= Dionysodorus (sophist) =

5th-century BC Greek sophist philosopher

Dionysodorus (Greek: Διονυσόδωρος, Dionysódōros, c. 430 – late 5th century or early 4th century BCE) was an ancient Greek sophistic philosopher and teacher of martial arts, generalship, and oration. Closely associated with his brother and fellow sophist Euthydemus, he is depicted in the writing of Plato and Xenophon.

==Life==
Plato's Euthydemus features Dionysodorus and Euthydemus as prominent interlocutors. According to the dialogue, the brothers were born on the Aegean island of Chios before relocating as colonists to Thurii in Magna Graecia of modern-day Italy. After being exiled from Thurii, perhaps in 413, they came to Athens. According to Socrates in the Euthydemus, the two taught fighting in armor and legal oration before developing an interest in sophistry. Xenophon in the Memorabilia further attributes the teaching of generalship to Dionysodorus specifically.

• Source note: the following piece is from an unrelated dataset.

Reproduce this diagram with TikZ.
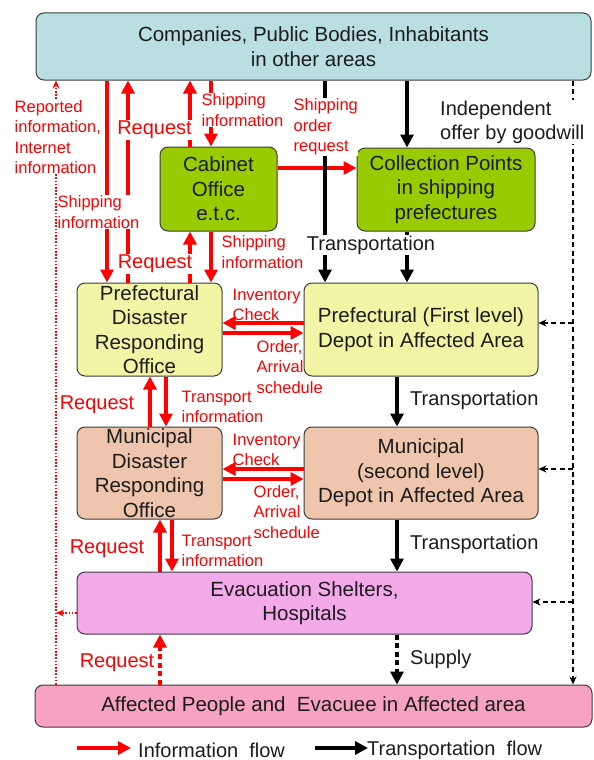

Additionally, an individual named Dionysodorus appears in Lysias' Against Agoratus speech, who potentially matches the sophist on several biographical details. This Dionysodorus was a general and taxiarch who supported the democracy; if the general and sophist are one and the same, Dionysodorus may have become a naturalized Athenian citizen along with many other foreign residents before the Battle of Arginusae.

==Philosophy==
Throughout the Euthydemus, Plato depicts Dionysodorus and his brother employing a string of logical fallacies against Socrates and his student Clinias (III), son of Axiochus. Scholars have suggested that Plato here chose the brothers as token sophists worthy of ridicule. Aristotle preserves, and refutes, a specific argument of Euthydemus, which implied that "a man knows that there is a trireme in the Piraeus because he knows each of the two things ['a trireme' and 'in the Piraeus'] separately."

In Xenophon's Memorabilia, Socrates examines a student of Dionysodorus who appears not to have learned basic elements of generalship. The implication seems to be either that Dionysodorus has shamelessly taken the student's payments without giving him his money's worth, or that Dionysodorus himself is ignorant of the very art of generalship he claims to teach. This is apparently in keeping with Plato's critique of Dionysodorus, although the biographical details are in conflict.